◆ Dataset content ◆
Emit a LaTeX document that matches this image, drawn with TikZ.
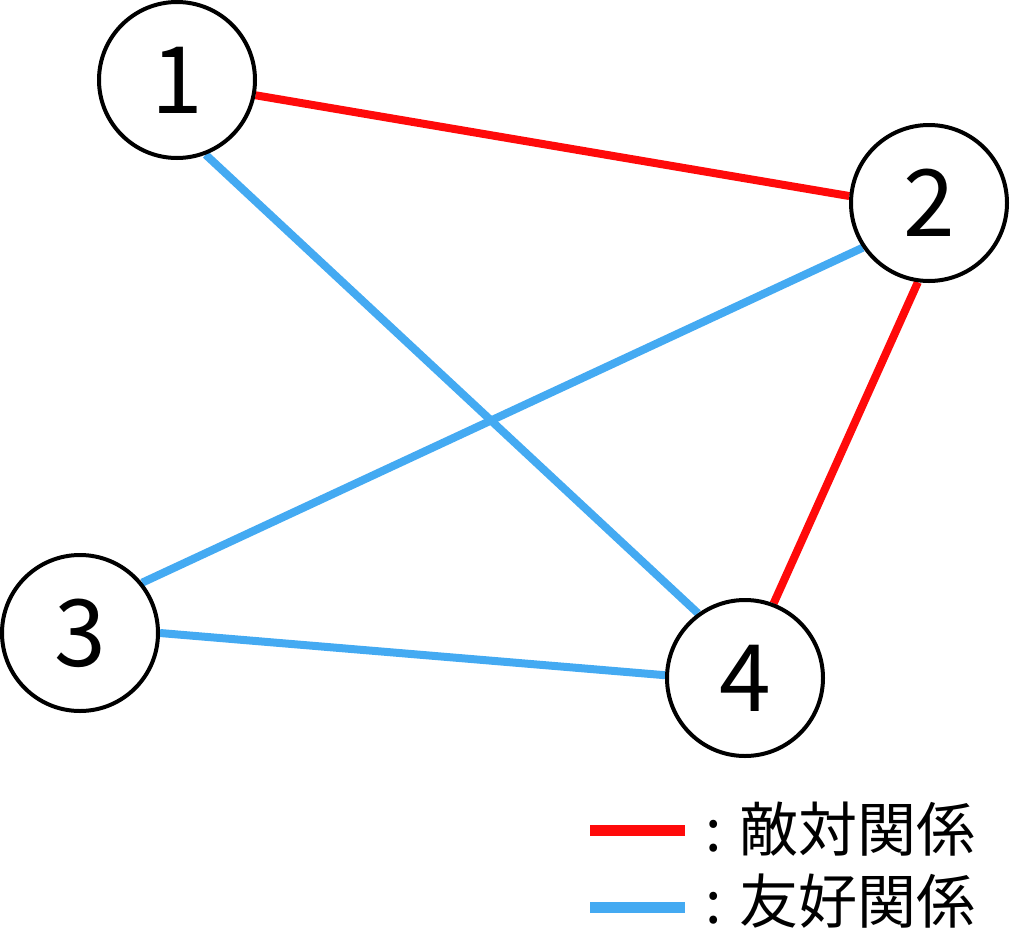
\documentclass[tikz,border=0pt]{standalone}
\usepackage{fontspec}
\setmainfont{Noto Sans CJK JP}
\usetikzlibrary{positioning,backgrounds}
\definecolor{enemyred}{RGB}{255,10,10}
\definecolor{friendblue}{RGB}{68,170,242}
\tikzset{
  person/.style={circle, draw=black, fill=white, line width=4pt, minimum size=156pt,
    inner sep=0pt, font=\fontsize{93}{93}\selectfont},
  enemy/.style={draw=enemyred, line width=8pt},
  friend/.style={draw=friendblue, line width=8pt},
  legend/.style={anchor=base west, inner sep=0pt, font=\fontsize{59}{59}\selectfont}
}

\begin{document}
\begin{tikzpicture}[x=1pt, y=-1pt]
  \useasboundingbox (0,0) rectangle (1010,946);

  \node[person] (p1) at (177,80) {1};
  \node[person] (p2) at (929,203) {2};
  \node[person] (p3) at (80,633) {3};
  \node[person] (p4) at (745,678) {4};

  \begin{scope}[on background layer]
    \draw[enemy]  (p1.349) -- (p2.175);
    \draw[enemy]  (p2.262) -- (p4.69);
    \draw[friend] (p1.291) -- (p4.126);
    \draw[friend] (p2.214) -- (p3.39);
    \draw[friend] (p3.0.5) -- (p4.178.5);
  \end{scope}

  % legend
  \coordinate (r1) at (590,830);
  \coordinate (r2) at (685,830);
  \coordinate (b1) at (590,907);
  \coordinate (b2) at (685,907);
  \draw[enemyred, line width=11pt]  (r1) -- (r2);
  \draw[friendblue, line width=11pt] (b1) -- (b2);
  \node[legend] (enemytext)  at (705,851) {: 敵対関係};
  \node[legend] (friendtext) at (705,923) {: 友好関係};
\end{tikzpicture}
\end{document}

◆ What is expected ◆
Retype the whole listing exactly and leave the pictures out.

◆ Task solution ◆
Emit a LaTeX document that matches this image, drawn with TikZ.
\documentclass[tikz,border=0pt]{standalone}
\usepackage{fontspec}
\setmainfont{Noto Sans CJK JP}
\usetikzlibrary{positioning,backgrounds}
\definecolor{enemyred}{RGB}{255,10,10}
\definecolor{friendblue}{RGB}{68,170,242}
\tikzset{
  person/.style={circle, draw=black, fill=white, line width=4pt, minimum size=156pt,
    inner sep=0pt, font=\fontsize{93}{93}\selectfont},
  enemy/.style={draw=enemyred, line width=8pt},
  friend/.style={draw=friendblue, line width=8pt},
  legend/.style={anchor=base west, inner sep=0pt, font=\fontsize{59}{59}\selectfont}
}

\begin{document}
\begin{tikzpicture}[x=1pt, y=-1pt]
  \useasboundingbox (0,0) rectangle (1010,946);

  \node[person] (p1) at (177,80) {1};
  \node[person] (p2) at (929,203) {2};
  \node[person] (p3) at (80,633) {3};
  \node[person] (p4) at (745,678) {4};

  \begin{scope}[on background layer]
    \draw[enemy]  (p1.349) -- (p2.175);
    \draw[enemy]  (p2.262) -- (p4.69);
    \draw[friend] (p1.291) -- (p4.126);
    \draw[friend] (p2.214) -- (p3.39);
    \draw[friend] (p3.0.5) -- (p4.178.5);
  \end{scope}

  % legend
  \coordinate (r1) at (590,830);
  \coordinate (r2) at (685,830);
  \coordinate (b1) at (590,907);
  \coordinate (b2) at (685,907);
  \draw[enemyred, line width=11pt]  (r1) -- (r2);
  \draw[friendblue, line width=11pt] (b1) -- (b2);
  \node[legend] (enemytext)  at (705,851) {: 敵対関係};
  \node[legend] (friendtext) at (705,923) {: 友好関係};
\end{tikzpicture}
\end{document}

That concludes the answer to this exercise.